--- begin Material provided ---

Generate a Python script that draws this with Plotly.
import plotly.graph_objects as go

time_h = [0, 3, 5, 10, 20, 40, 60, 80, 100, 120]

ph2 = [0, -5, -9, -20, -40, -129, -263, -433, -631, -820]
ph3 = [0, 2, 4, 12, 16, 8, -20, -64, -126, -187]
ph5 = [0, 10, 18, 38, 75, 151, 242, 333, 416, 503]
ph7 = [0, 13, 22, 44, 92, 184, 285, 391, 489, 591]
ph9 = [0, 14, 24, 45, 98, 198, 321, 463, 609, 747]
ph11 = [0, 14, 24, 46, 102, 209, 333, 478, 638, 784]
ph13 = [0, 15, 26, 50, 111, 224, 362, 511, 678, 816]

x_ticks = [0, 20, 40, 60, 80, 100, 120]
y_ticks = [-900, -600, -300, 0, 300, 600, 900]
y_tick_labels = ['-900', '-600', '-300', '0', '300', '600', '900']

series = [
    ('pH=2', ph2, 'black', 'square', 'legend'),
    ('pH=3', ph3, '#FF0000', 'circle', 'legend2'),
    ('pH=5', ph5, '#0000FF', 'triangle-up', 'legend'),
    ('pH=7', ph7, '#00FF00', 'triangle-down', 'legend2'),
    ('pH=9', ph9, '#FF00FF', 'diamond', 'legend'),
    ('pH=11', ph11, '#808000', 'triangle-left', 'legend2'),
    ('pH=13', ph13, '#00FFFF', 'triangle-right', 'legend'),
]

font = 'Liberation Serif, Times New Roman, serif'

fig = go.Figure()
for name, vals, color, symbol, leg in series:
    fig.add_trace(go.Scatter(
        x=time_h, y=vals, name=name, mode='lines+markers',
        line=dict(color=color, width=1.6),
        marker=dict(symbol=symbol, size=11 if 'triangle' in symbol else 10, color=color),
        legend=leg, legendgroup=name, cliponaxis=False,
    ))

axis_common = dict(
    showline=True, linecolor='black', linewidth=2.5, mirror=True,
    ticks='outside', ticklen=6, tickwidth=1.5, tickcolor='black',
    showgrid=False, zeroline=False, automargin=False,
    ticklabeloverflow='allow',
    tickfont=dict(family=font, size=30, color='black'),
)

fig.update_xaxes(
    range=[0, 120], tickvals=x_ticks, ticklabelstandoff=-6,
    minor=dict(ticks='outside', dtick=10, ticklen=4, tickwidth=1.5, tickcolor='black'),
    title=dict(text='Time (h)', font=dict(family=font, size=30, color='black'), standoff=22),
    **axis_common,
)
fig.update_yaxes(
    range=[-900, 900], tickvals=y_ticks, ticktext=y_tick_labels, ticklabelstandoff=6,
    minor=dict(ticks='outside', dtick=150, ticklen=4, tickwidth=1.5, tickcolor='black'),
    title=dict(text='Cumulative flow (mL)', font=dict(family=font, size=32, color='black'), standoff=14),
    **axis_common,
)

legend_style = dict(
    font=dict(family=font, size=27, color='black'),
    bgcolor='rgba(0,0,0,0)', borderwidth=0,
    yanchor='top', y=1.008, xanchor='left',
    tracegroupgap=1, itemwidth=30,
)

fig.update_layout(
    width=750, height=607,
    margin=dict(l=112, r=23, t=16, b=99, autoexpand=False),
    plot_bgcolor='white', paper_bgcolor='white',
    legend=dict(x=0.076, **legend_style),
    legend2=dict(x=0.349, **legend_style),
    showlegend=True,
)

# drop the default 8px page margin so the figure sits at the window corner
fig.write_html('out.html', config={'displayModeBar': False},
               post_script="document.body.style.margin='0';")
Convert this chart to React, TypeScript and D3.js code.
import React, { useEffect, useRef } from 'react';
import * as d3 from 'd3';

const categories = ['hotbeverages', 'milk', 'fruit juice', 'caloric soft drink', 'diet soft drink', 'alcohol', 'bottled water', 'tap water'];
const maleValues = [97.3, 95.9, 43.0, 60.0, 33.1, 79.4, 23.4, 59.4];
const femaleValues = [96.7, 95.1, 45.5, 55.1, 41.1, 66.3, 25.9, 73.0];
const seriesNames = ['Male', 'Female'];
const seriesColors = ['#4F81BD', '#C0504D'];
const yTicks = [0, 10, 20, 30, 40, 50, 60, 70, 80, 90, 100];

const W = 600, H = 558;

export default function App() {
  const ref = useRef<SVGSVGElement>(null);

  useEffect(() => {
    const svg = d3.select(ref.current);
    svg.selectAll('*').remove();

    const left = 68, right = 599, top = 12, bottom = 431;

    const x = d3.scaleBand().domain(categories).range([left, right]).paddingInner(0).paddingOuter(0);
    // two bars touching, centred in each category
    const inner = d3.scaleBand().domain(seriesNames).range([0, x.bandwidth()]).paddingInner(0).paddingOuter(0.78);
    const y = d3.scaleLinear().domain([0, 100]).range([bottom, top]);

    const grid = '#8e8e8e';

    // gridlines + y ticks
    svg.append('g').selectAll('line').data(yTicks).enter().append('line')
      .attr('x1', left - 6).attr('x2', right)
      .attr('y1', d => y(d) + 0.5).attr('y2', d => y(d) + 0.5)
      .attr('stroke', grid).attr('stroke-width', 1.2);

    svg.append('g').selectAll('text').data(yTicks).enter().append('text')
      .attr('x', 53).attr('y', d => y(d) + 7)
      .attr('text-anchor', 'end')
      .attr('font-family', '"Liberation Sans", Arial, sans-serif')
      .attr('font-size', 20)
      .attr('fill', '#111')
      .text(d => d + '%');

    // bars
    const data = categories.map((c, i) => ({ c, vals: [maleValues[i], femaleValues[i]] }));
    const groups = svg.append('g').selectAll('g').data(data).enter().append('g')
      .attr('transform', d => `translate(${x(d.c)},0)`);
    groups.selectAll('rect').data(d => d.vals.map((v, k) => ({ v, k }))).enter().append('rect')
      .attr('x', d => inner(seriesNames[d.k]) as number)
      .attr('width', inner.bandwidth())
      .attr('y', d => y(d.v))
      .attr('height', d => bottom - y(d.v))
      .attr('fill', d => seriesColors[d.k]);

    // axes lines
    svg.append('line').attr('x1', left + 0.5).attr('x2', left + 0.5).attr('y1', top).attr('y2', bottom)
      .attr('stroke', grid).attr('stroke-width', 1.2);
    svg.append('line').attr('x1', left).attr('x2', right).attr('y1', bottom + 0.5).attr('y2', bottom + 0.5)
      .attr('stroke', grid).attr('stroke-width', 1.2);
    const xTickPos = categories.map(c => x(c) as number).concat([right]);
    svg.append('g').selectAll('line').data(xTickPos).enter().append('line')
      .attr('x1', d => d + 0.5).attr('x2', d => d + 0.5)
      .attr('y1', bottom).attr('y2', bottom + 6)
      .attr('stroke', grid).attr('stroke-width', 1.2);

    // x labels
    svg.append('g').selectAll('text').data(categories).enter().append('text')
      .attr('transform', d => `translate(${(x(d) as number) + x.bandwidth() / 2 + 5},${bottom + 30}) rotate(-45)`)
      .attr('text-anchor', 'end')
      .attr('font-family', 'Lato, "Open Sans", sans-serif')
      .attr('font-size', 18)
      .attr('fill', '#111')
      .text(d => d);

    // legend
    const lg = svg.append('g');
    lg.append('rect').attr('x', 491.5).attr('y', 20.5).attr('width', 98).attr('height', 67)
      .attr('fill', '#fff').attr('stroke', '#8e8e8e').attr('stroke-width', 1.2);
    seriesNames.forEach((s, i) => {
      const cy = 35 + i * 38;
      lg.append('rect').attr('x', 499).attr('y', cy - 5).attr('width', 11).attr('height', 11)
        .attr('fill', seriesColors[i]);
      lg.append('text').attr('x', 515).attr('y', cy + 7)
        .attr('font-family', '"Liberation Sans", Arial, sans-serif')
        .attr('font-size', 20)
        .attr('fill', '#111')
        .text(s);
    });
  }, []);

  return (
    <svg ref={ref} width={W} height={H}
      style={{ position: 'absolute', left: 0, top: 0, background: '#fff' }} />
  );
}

--- end Material provided ---

Exercise:
Scan the material above for the string "React" and return the lines that hold it.

Right answer:
Convert this chart to React, TypeScript and D3.js code.
import React, { useEffect, useRef } from 'react';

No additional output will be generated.